News Release

Friend-to-friend texting may be the most effective voter mobilization tactic during 2020 election

Peer-Reviewed Publication

Data Science Institute at Columbia

Aaron Schein, Columbia University Data Science Institute

image: Columbia University Data Science Institute postdoctoral research fellow Aaron Schein view more 

Credit: Columbia University Data Science Institute

Friend-to-friend text messaging may be the new door-to-door canvassing leading up to the 2020 election.

Columbia researchers have found that texting may be an effective alternative to conventional, face-to-face voter mobilization tactics during the COVID-19 pandemic. The team, which was led by Data Science Institute postdoctoral research fellow Aaron Schein, found that receiving a message from a friend led to increased voter turnout during the 2018 midterm elections. The estimated effect was equivalent to door-to-door canvassing, an important finding in the social distancing era.

Schein and his collaborators, including political scientist Donald Green, DSI member David Blei, DSI postdoctoral fellow Dhanya Sridhar, et al., partnered with Outvote, a get-out-the-vote tool, to conduct the study.

Outvote randomized an aspect of their system prior to the 2018 midterm elections to unobtrusively assess the causal effect of their users' messages on voter turnout. The Columbia team developed a statistical methodology to address the challenges of such data, and analyzed Outvote's previous findings. Their analysis reveals evidence of large and statistically significant treatment effects from friend-to-friend mobilization efforts. The statistical methodology may be used to study other friend-to-friend messaging efforts.
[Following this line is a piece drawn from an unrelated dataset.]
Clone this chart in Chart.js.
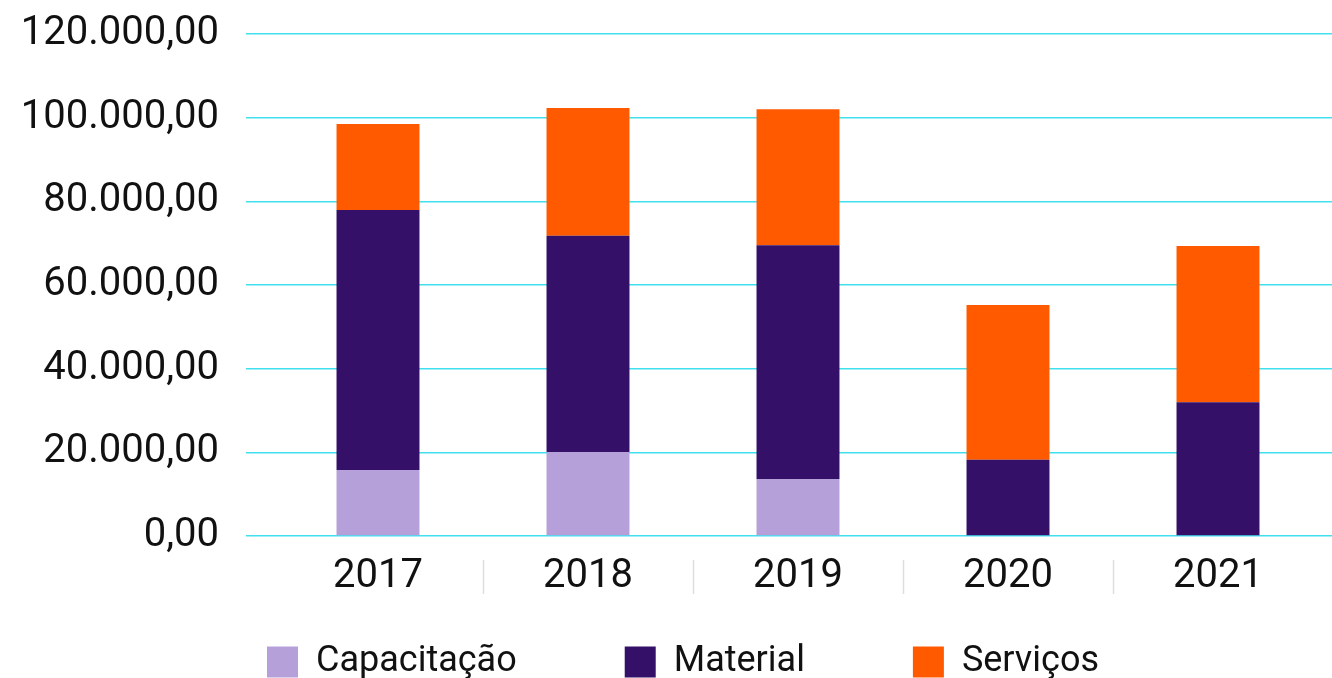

Schein uses statistical models to understand and predict factors that drive new voter turnout in U.S. political elections. He acknowledges that studying friend-to-friend appeals experimentally can be challenging. "If the study is too obtrusive, such that it hampers natural interaction, we may end up measuring the effect of friend-to-friend appeals that are stilted and inauthentic. On the other hand, if the experimental intervention is too weak, we may fail to estimate effects with precision," he said.

The study employed a "light-touch" scheme, Schein said, while injecting enough randomness into the system to identify causal effects. "The statistical challenges we overcome to estimate these effects are likely inherent to any study of authentic friend-to-friend appeals and are perhaps why there have been so few studies of this kind to date."

These research findings were presented to the 2020 International Conference on Computational Social Science (IC2S2 2020). Schein received the 2020 Best Presentation award during the conference.